Both data warehousing and business intelligence are a important part of the broad topic we call Data Science. The idea behind this article is to define both of these concepts and to explain how they are interconnected and can, and should, be used together.
It is specially important to learn and fully understand these concepts since business intelligence is a growing topic and crucial to nowadays enterprises as businesses in general.
On the other hand comes the data warehouse, which stores and provides all the information that makes BI analysis possible.
So, let’s dig into these concepts!
Business Intelligence, also known as BI, is a set of methods and processes that, combined with different technologies and architectures, provide analysis, interpretation and presentation of information. The strategies to consume the data may vary a lot regarding the objective of the given analysis.
Therefore, based on what we want to know about a given data set, there are some important choices about architecture and technologies that must be made in order to optimize the results we are aiming for.
These analysis con be about current data, historical or even a prediction of what will happen based on specific models. The methods which provide these capabilities are:
- Data Mining
- Predictive Analytics
- Process Mining
- Text Mining
All these kinds of processes are combined with huge sets of data or, as is commonly called, big data, and provide distinct kinds of results and analysis capabilities.
This way, Business Intelligence focus is to provide tools which help decision making and defining specific goals, objectives and choices based on the concrete analysis of all the available data. These decisions are backed by the investigation techniques which were executed and can be applied to a vast variety of things, from stock analysis to product pricing.
Another goal of BI is the forecasting ability regarding several different topics based on predictive procedures and historical data. One example is the forecasting of the demand of a specific good within a store.
In order to deliver the best results and analysis, a business intelligence application must improve and maintain the following characteristics about it’s information:
- Quantity of data – Without relevant sums of information, a BI technique can’t reproduce it’s analysis with the best accuracy.
- Standardization of data – All data sources should be consumed and normalized in order to consume the information properly.
- Clean data – Information that doesn’t matter about the topic or erroneous data should be removed from the analysis set. This is called data cleaning.
- Quality of the data – The merge between standardization, cleaning and consistency of information is a huge part of the analysis success, increasing the quality of the data.
Regarding these requirements, it is obvious that a good data storage system is absolutely critical for the sucess of a Business Intelligence application.

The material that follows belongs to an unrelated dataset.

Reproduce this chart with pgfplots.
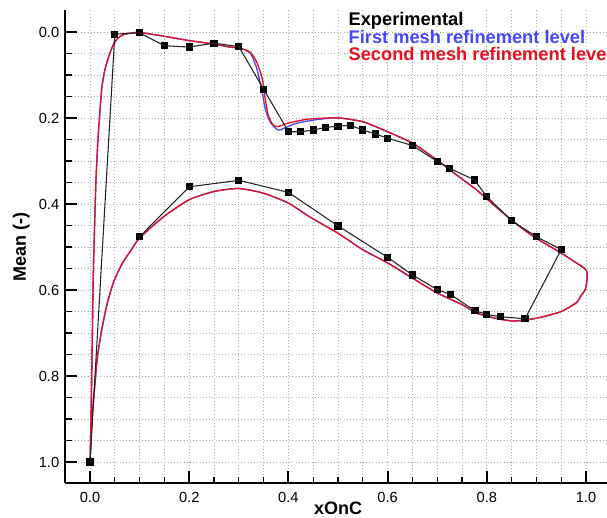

A data warehouse isn’t a necessary requisite for business intelligence. However, taking advantage of it’s characteristics and specifications can be very useful and important for a BI system.
These applications consume and analyse data present and consolidated on data warehouses or data marts, depending of the scope of the investigation. In this article we describe in detail the difference between data warehouse and data mart.
Basically, business intelligence is the analytical tool, based of methods, processes and components to manipulate data. This consumption of information depends on the architecture defined by the BI application. The aim is to convert the raw information into a data product which may lead to several business decisions.
On the other hand, the data warehouse stores and consolidates all the data which will be further used by the BI process. The following image will show, in a simple way, this link between data warehousing and business intelligence concepts that we’re talking about.
On the figure, we see all information from different data sources consolidated into a data warehouse, which is consumed by the BI application and methods. The results are available to users.
For further understanding of this simbiose between concepts that we are discussing, we provide you a simple, yet pratical example.
Imagine a small data warehouse with information about an online store. It stores three sets of information: data about consumers (age, job, address, etc), all the products in the store and a table with the number of sold items related to a consumer.
Until now, we are on the data warehouse layer. Now let’s get into the BI part of the example.
The owners of the store want to open a new store in a region near several university campus. The consumers of that age should be tha main users of that store.
In order to optimize the sales on that new store, they want to know which goods are selling better for those kind of consumers.
To achieve that, they used a business intelligence application which segregates the consumers into ranges of ages, and correlate them to the goods they buy. With this, they are able to build reporting and dashboard tools to analyse and show that information, in order to help on the decision of the new store.
This is a simples example of the vast applications of these two concepts together.